[Figure scripts]
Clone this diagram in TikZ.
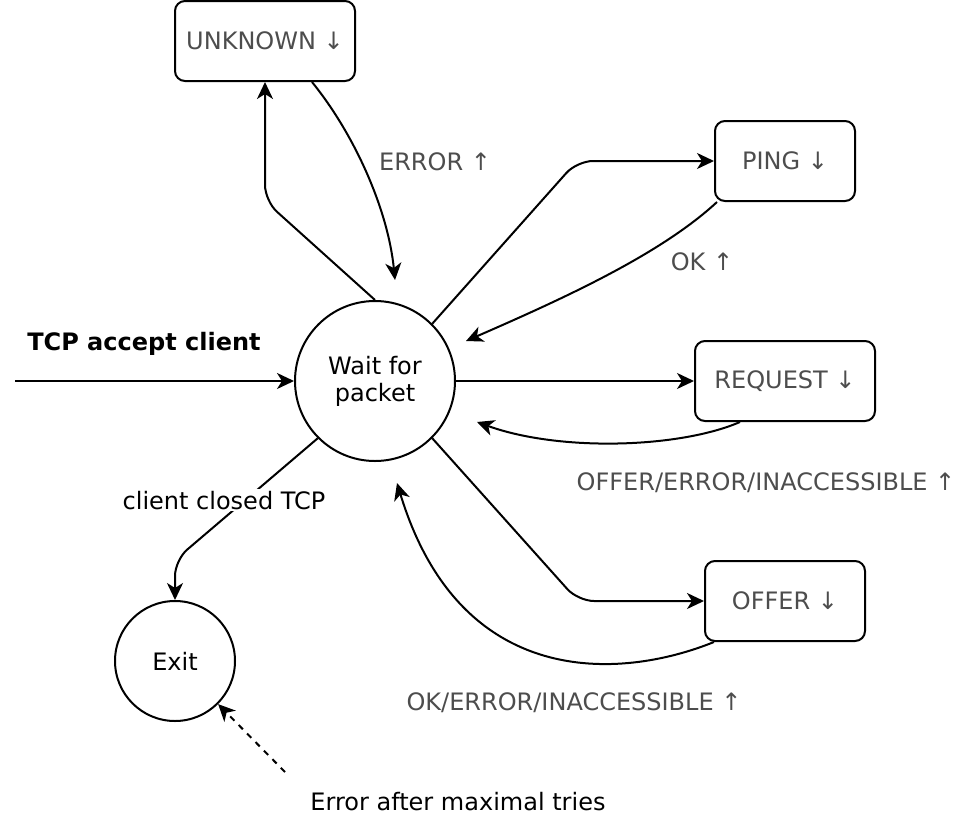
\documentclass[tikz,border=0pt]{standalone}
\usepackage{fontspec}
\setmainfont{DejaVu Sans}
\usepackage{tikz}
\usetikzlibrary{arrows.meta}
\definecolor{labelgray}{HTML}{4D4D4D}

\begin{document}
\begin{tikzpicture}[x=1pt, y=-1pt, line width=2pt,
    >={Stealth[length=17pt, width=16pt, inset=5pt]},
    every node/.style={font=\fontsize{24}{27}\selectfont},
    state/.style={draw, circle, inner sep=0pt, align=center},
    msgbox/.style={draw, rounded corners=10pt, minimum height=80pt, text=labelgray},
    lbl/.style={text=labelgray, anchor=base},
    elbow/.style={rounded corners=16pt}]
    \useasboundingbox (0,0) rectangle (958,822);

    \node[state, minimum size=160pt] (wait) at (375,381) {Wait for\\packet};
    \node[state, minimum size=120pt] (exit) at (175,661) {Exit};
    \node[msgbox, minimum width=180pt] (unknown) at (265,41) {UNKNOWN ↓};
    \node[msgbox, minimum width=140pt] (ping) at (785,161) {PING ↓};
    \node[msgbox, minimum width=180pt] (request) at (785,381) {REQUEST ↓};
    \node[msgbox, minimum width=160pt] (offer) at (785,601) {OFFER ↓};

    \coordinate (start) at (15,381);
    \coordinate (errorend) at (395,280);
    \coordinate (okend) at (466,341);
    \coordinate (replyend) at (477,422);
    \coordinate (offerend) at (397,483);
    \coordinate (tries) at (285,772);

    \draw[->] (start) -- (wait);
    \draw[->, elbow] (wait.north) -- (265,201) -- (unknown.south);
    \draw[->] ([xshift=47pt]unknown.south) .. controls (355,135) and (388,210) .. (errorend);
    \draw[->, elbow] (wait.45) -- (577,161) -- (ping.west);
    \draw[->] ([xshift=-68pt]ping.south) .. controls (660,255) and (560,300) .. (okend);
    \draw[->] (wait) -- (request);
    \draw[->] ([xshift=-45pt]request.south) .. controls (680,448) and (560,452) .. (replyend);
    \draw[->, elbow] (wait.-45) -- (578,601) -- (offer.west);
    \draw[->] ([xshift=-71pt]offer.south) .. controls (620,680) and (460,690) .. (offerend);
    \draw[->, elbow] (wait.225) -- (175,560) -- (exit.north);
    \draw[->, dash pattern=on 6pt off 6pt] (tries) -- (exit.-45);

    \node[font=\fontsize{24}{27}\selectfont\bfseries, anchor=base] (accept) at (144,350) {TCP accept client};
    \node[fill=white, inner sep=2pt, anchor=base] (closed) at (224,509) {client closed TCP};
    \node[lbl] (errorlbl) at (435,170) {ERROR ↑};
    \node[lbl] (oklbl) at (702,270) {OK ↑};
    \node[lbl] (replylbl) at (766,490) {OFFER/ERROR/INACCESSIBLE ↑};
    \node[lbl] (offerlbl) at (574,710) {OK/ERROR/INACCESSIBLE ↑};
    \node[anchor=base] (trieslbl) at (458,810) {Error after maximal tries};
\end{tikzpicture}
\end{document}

...

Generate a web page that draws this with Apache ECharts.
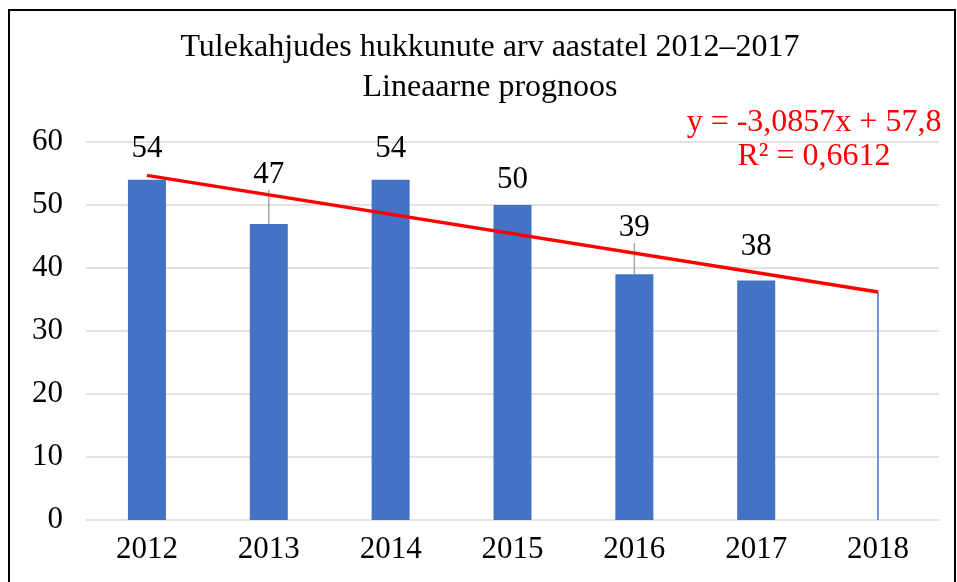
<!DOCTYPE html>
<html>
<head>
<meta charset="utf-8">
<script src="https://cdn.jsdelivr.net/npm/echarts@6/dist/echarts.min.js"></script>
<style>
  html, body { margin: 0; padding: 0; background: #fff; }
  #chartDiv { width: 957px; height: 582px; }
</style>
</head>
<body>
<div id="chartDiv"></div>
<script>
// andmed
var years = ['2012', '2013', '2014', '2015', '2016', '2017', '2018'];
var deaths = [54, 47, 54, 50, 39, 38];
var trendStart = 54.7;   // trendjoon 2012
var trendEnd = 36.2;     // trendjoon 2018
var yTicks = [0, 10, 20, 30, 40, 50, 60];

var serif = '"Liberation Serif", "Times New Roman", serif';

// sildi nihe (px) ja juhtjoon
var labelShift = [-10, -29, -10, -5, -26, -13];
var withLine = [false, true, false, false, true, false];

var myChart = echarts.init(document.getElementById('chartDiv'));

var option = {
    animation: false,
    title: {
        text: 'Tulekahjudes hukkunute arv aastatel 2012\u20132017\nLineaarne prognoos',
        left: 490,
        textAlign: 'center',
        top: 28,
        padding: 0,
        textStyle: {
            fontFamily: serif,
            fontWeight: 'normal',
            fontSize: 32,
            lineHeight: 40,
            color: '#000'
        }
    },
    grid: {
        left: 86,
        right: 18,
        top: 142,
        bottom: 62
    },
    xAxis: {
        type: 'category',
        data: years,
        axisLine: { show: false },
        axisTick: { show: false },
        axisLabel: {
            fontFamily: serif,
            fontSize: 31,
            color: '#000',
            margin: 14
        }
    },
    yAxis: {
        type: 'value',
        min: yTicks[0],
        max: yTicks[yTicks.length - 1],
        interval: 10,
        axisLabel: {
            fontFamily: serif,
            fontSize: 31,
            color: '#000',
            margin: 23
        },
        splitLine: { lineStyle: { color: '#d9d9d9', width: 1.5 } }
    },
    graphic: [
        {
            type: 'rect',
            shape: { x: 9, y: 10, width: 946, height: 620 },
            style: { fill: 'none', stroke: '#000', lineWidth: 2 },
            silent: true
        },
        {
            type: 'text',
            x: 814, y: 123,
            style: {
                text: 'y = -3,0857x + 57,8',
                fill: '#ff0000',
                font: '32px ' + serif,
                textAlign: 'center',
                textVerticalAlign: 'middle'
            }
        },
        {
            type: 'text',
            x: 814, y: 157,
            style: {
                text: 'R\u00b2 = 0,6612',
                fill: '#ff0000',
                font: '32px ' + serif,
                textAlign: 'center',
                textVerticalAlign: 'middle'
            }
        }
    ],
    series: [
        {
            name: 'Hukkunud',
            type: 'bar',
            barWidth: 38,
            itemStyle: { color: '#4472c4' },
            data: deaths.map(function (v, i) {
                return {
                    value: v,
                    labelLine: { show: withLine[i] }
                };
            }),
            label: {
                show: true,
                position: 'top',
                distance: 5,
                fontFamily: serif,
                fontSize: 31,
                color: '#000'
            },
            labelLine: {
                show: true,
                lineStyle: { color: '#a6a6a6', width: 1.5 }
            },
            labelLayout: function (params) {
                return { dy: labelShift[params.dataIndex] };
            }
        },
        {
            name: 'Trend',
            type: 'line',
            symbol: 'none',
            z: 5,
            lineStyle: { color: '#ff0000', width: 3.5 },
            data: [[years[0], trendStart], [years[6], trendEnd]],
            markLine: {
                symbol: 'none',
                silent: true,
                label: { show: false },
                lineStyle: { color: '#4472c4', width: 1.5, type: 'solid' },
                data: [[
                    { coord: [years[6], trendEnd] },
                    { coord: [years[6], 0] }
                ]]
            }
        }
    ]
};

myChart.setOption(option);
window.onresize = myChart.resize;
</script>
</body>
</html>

_Stated exercise_: Copy nothing but the lines above from the one with "Generate a web" to the one with "var myChart = echarts.init(document.getElementById('chartDiv'));", inclusive, word for word. Leave every picture out.

_Solution_:
Generate a web page that draws this with Apache ECharts.
<!DOCTYPE html>
<html>
<head>
<meta charset="utf-8">
<script src="https://cdn.jsdelivr.net/npm/echarts@6/dist/echarts.min.js"></script>
<style>
  html, body { margin: 0; padding: 0; background: #fff; }
  #chartDiv { width: 957px; height: 582px; }
</style>
</head>
<body>
<div id="chartDiv"></div>
<script>
// andmed
var years = ['2012', '2013', '2014', '2015', '2016', '2017', '2018'];
var deaths = [54, 47, 54, 50, 39, 38];
var trendStart = 54.7;   // trendjoon 2012
var trendEnd = 36.2;     // trendjoon 2018
var yTicks = [0, 10, 20, 30, 40, 50, 60];

var serif = '"Liberation Serif", "Times New Roman", serif';

// sildi nihe (px) ja juhtjoon
var labelShift = [-10, -29, -10, -5, -26, -13];
var withLine = [false, true, false, false, true, false];

var myChart = echarts.init(document.getElementById('chartDiv'));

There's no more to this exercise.